Murat Yetkin çok basit bir şey yapmış.
Türk ve Amerikan tarafında "çuval olayına" adı karışan subayların, o günden sonra başlarına ne gelmiş, kim hangi terfiyi almış, kim kariyerini yakmış.
İşte bunların bir listesini çıkarmış.
Bakın ortaya ne kadar çelişkili bir fotoğraf çıkıyor.
O olayın Türk tarafında üç komutan vardı.
Süleymaniye’deki Özel Kuvvetler Birliği’nden sorumlu olan Tuğgeneral Abdullah Kılıçaslan.
Özel Kuvvetler Komutanı Tümgeneral Sadık Ercan.
Ve Harekat Başkanı Korgeneral Köksal Karabay.
Bu üç Türk komutanın üçü de bugün emekli.
Oysa Karabay Paşa’nın adı, ilerde genelkurmay başkanı olabilecek komutanlar arasında geçiyordu.
O olaydan sonra buna uygun terfileri alamadığı için istifasını istedi.
Türk tarafındaki gelişmeler bununla da bitmedi.
Özel Kuvvetler, Harekat Başkanlığı sorumluluğundan alınarak, o dönem Büyükanıt’ın başında bulunduğu Genelkurmay İkinci Başkanlığı’na bağlandı.
Yani, Süleymaniye’deki çuval olayı, sorumlu Türk subayları açısından tam bir mesleki bozgun ve hüsranla kapandı.
Peki olaya adı karışan Amerikalı subaylara ne oldu?
Buyurun onların da bilançosunu çıkaralım.
Operasyonu yürüten Albay Melville, şu anda Tuğgeneral rütbesiyle Afganistan’daki ABD kuvvetlerinin kurmay başkanları arasında.
Yani terfi aldı.
O dönemde Meyville’ın komutanı durumunda olan Raymond Odierno, korgeneralliğe yükseldi ve ABD Genelkurmay Başkanı Orgeneral Peter Pace’in yardımcısı.
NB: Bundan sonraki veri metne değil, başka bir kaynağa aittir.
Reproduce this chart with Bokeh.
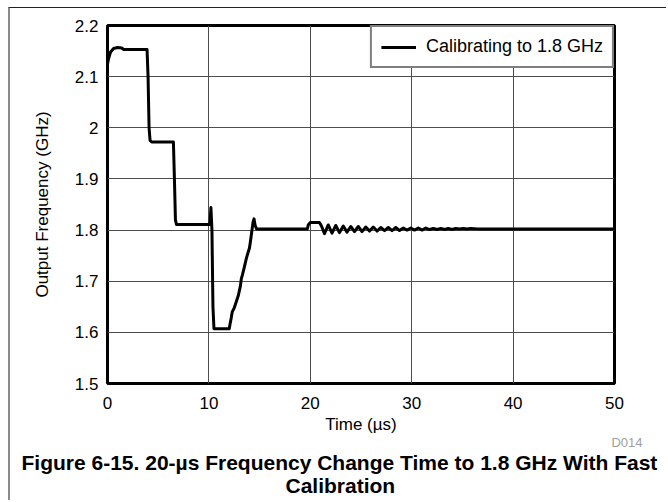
from bokeh.plotting import figure
from bokeh.models import FixedTicker, NumeralTickFormatter, Title
from bokeh.embed import file_html
from bokeh.resources import INLINE

# ---------------- data ----------------
time_us = [
    0.0, 0.1, 0.3, 0.6, 1.0, 1.4, 1.6, 2.5, 3.9,
    4.0, 4.1, 4.2, 4.4, 6.5,
    6.6, 6.7, 6.8, 10.1,
    10.2, 10.3, 10.4, 10.5, 12.0,
    12.2, 12.3, 12.5, 12.7, 12.9, 13.1, 13.2, 13.3, 13.5, 13.7, 13.8, 14.0, 14.1,
    14.25, 14.35, 14.45, 14.55, 14.7, 19.7,
    19.8, 20.0, 20.9, 21.1,
    21.40, 21.77, 22.14, 22.51, 22.88, 23.25, 23.62, 23.99, 24.36, 24.73,
    25.10, 25.47, 25.84, 26.21, 26.58, 26.95, 27.32, 27.69, 28.06, 28.43,
    28.80, 29.17, 29.54, 29.91, 30.28, 30.65, 31.02, 31.39, 31.76, 32.13,
    32.50, 32.87, 33.24, 33.61, 33.98, 34.35, 34.72, 35.09, 35.46, 35.83,
    36.5, 50.0,
]
freq_ghz = [
    2.125, 2.135, 2.148, 2.155, 2.157, 2.156, 2.153, 2.153, 2.153,
    2.100, 2.000, 1.975, 1.972, 1.972,
    1.900, 1.820, 1.811, 1.811,
    1.844, 1.800, 1.650, 1.607, 1.607,
    1.628, 1.640, 1.648, 1.660, 1.672, 1.690, 1.705, 1.712, 1.728, 1.745, 1.752, 1.765, 1.778,
    1.800, 1.815, 1.822, 1.810, 1.802, 1.802,
    1.810, 1.815, 1.815, 1.808,
    1.793, 1.810, 1.794, 1.809, 1.795, 1.808, 1.796, 1.807, 1.797, 1.807,
    1.797, 1.806, 1.798, 1.806, 1.798, 1.805, 1.799, 1.805, 1.799, 1.805,
    1.799, 1.804, 1.800, 1.804, 1.800, 1.804, 1.800, 1.804, 1.801, 1.803,
    1.801, 1.803, 1.801, 1.803, 1.801, 1.803, 1.802, 1.803, 1.802, 1.803,
    1.802, 1.802,
]
series_name = "Calibrating to 1.8 GHz"
x_ticks = [0, 10, 20, 30, 40, 50]
y_ticks = [1.5, 1.6, 1.7, 1.8, 1.9, 2.0, 2.1, 2.2]
x_title = "Time (µs)"
y_title = "Output Frequency (GHz)"
caption_line1 = "Figure 6-15. 20-µs Frequency Change Time to 1.8 GHz With Fast"
caption_line2 = "Calibration"
doc_id = "D014"

FONT = "Liberation Sans"

p = figure(
    width=658, height=493,
    x_range=(0, 50), y_range=(1.5, 2.2),
    output_backend="svg", toolbar_location=None,
    min_border_left=97, min_border_right=54,
    min_border_top=17, min_border_bottom=118,
    background_fill_color="white", border_fill_color="white",
)
p.margin = (7, 0, 0, 8)
p.styles = {"border-top": "1px solid #222222", "border-left": "2px solid #8a8a8a"}

p.line(time_us, freq_ghz, line_color="black", line_width=3, line_join="round",
       legend_label=series_name)

# grid
p.xgrid.ticker = FixedTicker(ticks=x_ticks)
p.ygrid.ticker = FixedTicker(ticks=y_ticks)
for g in (p.xgrid, p.ygrid):
    g.grid_line_color = "#4d4d4d"
    g.grid_line_width = 1

# outline
p.outline_line_color = "black"
p.outline_line_width = 3

# axes
p.xaxis.ticker = FixedTicker(ticks=x_ticks)
p.yaxis.ticker = FixedTicker(ticks=y_ticks)
p.yaxis.formatter = NumeralTickFormatter(format="0.[0]")
for ax in (p.xaxis, p.yaxis):
    ax.axis_line_color = None
    ax.major_tick_line_color = None
    ax.minor_tick_line_color = None
    ax.major_tick_out = 0
    ax.major_tick_in = 0
    ax.major_label_text_font = FONT
    ax.major_label_text_font_size = "17px"
    ax.major_label_text_color = "black"
    ax.axis_label_text_font = FONT
    ax.axis_label_text_font_size = "17px"
    ax.axis_label_text_font_style = "normal"
    ax.axis_label_text_color = "black"
p.xaxis.axis_label = x_title
p.yaxis.axis_label = y_title
p.xaxis.major_label_standoff = 13
p.xaxis.axis_label_standoff = 3
p.yaxis.major_label_standoff = 9
p.yaxis.axis_label_standoff = 20

# legend
lg = p.legend[0]
lg.location = "top_right"
lg.margin = 0
lg.padding = 9
lg.spacing = 0
lg.border_line_color = "black"
lg.border_line_width = 2.5
lg.background_fill_color = "white"
lg.background_fill_alpha = 1
lg.glyph_width = 35
lg.label_standoff = 10
lg.label_text_font = FONT
lg.label_text_font_size = "18px"
lg.label_text_color = "black"

# doc id and caption below the axis
p.add_layout(Title(text=doc_id, align="right", offset=-28, standoff=-4,
                   vertical_align="top",
                   text_font=FONT, text_font_size="13px", text_font_style="normal",
                   text_color="#a0a0a0"), "below")
p.add_layout(Title(text=caption_line1, align="left", offset=-86, standoff=-2,
                   text_font=FONT, text_font_size="21px", text_font_style="bold",
                   text_color="black"), "below")
p.add_layout(Title(text=caption_line2, align="left", offset=178, standoff=-2,
                   text_font=FONT, text_font_size="21px", text_font_style="bold",
                   text_color="black"), "below")

open("out.html", "w").write(file_html(p, INLINE))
David Petraus ise terfi ederek Irak’taki kuvvetlerin komutanı oldu.
Önümüzdeki tablo şudur:
Çuval olayında sorumluluğu olan Türk subayların hepsi, askeri kariyerlerinden olmuş.
ABD’li subaylar ise terfi ettirilmiş, ödüllendirilmiş.
Bu tabloyu nasıl okuyacağız?
Orada küçük çaplı bir savaş oldu ve kaybeden Türk askerleriydi.
Komutanları bunun bedelini ödedi.
Yoksa, Türk subayları gerçekten, Genelkurmay’ın bilgisi dışında bazı operasyonlar gerçekleştirmeye, önemli bazı kişilere suikast düzenlemeye mi kalkıştı.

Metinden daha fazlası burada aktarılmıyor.